Pictured: "People have found the weedkiller that works for them and stuck to it", said the retail manager at RH Gaudion.

An ‘integrated system’ will now see alternatives used to tackle weeds:

  • Acetic acid (vinegar)

  • Pelargonic acid

  • Heated water and foam

  • Mechanical intervention

  • Root wave electric wand

Glyphosate will however continue to be sold in local stores.
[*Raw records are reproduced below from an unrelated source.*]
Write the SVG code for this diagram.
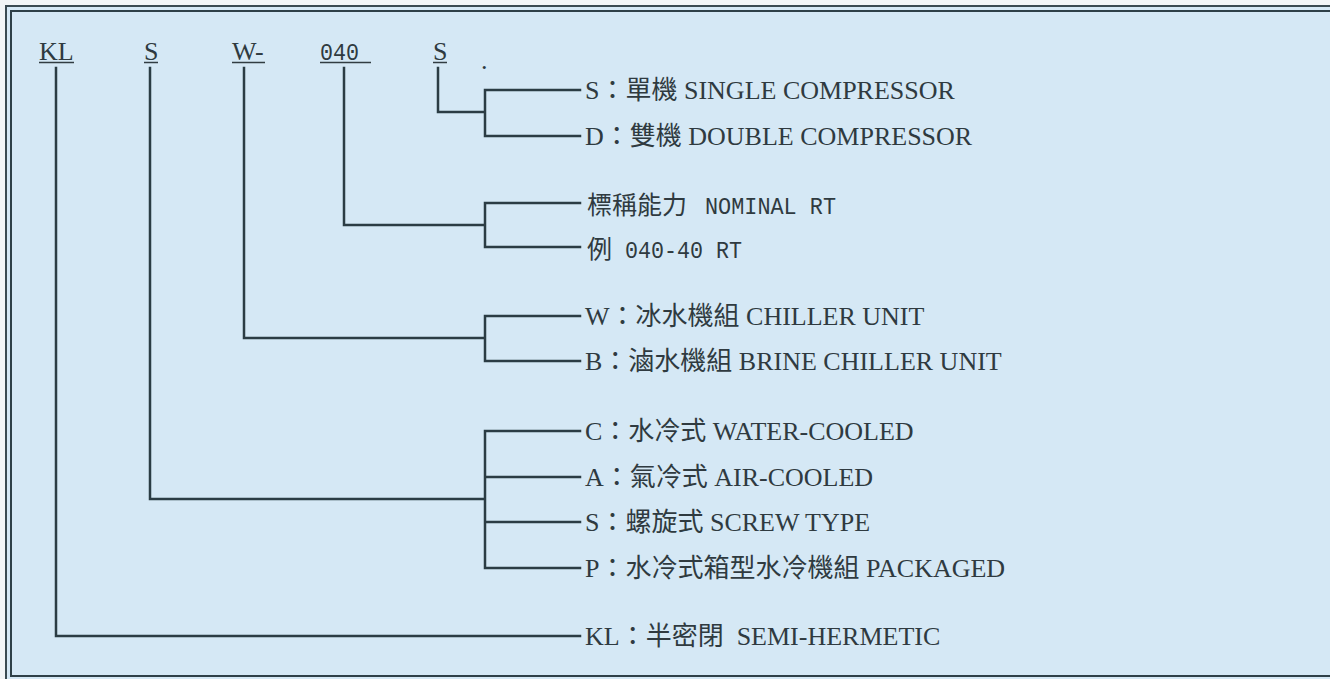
<svg xmlns="http://www.w3.org/2000/svg" width="1330" height="679" viewBox="0 0 1330 679">
<style>
.t{font-family:"Liberation Serif","Noto Sans CJK TC",serif;font-size:26px;fill:#2f3a40}
.m{font-family:"Liberation Mono","Noto Sans CJK TC",monospace;font-size:24px}
.c{font-family:"Noto Sans CJK TC",sans-serif;font-size:25px}
.ln{fill:none;stroke:#2b3c44;stroke-width:2.5;stroke-linecap:square}
.ul{stroke:#313c42;stroke-width:1.5}
</style>
<rect x="0" y="0" width="1330" height="679" fill="#f2f5f7"/>
<rect x="6" y="6" width="1340" height="700" fill="#d5e8f5" stroke="#3a4a52" stroke-width="2"/>
<rect x="11" y="11" width="1340" height="665" fill="none" stroke="#2e4048" stroke-width="2"/>

<g id="code-KL"><text class="t" x="39" y="60">KL</text><line class="ul" x1="39" y1="62.5" x2="74" y2="62.5"/></g>
<g id="code-S1"><text class="t" x="144" y="60">S</text><line class="ul" x1="144" y1="62.5" x2="158" y2="62.5"/></g>
<g id="code-W"><text class="t" x="232" y="60">W-</text><line class="ul" x1="232" y1="62.5" x2="265" y2="62.5"/></g>
<g id="code-040"><text class="t m" x="320" y="60" textLength="39" lengthAdjust="spacingAndGlyphs">040</text><line class="ul" x1="320" y1="62.5" x2="371" y2="62.5"/></g>
<g id="code-S2"><text class="t" x="433" y="60">S</text><line class="ul" x1="433" y1="62.5" x2="447" y2="62.5"/><text class="t" x="481" y="69" font-size="20">.</text></g>

<g id="connectors">
<path class="ln" d="M438 68 V112 H485 M485 90 V136 M485 90 H580 M485 136 H580"/>
<path class="ln" d="M344 68 V225 H485 M485 203 V247 M485 203 H580 M485 247 H580"/>
<path class="ln" d="M244 68 V338 H485 M485 316 V361 M485 316 H580 M485 361 H580"/>
<path class="ln" d="M150 68 V499 H485 M485 431 V568 M485 431 H580 M485 477 H580 M485 522 H580 M485 568 H580"/>
<path class="ln" d="M56 68 V636 H580"/>
</g>

<g id="opt-S"><text class="t" x="585" y="99">S：單機 SINGLE COMPRESSOR</text></g>
<g id="opt-D"><text class="t" x="585" y="145">D：雙機 DOUBLE COMPRESSOR</text></g>
<g id="opt-nominal"><text class="t" x="587" y="214"><tspan class="c">標稱能力</tspan> <tspan class="m" x="705" textLength="131" lengthAdjust="spacingAndGlyphs">NOMINAL RT</tspan></text></g>
<g id="opt-example"><text class="t" x="587" y="258"><tspan class="c">例</tspan> <tspan class="m" x="625" textLength="117" lengthAdjust="spacingAndGlyphs">040-40 RT</tspan></text></g>
<g id="opt-W"><text class="t" x="585" y="325">W：冰水機組 CHILLER UNIT</text></g>
<g id="opt-B"><text class="t" x="585" y="370">B：滷水機組 BRINE CHILLER UNIT</text></g>
<g id="opt-C"><text class="t" x="585" y="440">C：水冷式 WATER-COOLED</text></g>
<g id="opt-A"><text class="t" x="585" y="486">A：氣冷式 AIR-COOLED</text></g>
<g id="opt-S3"><text class="t" x="585" y="531">S：螺旋式 SCREW TYPE</text></g>
<g id="opt-P"><text class="t" x="585" y="577">P：水冷式箱型水冷機組 PACKAGED</text></g>
<g id="opt-KL"><text class="t" x="585" y="645" xml:space="preserve">KL：半密閉  SEMI-HERMETIC</text></g>
</svg>
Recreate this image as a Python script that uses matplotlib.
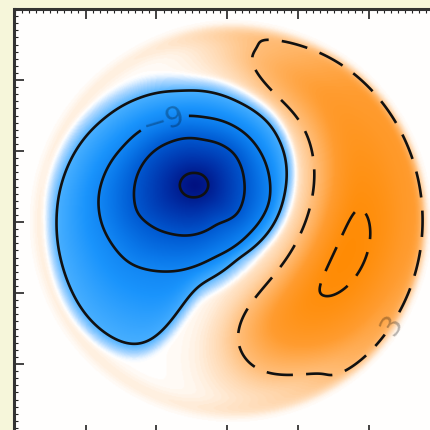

Until a decision on its licence is made, the use of glyphosate in products like Roundup remains legal.

“We stock half a dozen organic alternatives,” said Retail Manager at RH Gaudion, Chris Padgham, “but the trend is still to purchase the glyphosate while it’s still there because it’s tried and tested – while the others are not as effective.”

Mr Padgham stressed that if properly used, products with glyphosate pose no immediate threat to health.

“If it’s used as per the dosage on the bottle then it’s perfectly safe, it’s when people abuse the dosage it becomes nasty.”

Weedkill.JPG

Pictured: States Works will be using the same PPE when using organic alternatives.

States Works use weedkillers on an industrial scale, so the runoff and environmental impact could be deemed much higher than the average homeowner. 

The public ethos seems to remain the same. “People will use it until there’s a tried and tested alternative,” concluded Mr Padgham.

Pictured top: Glyphosate is applied directly on the leaves of plants.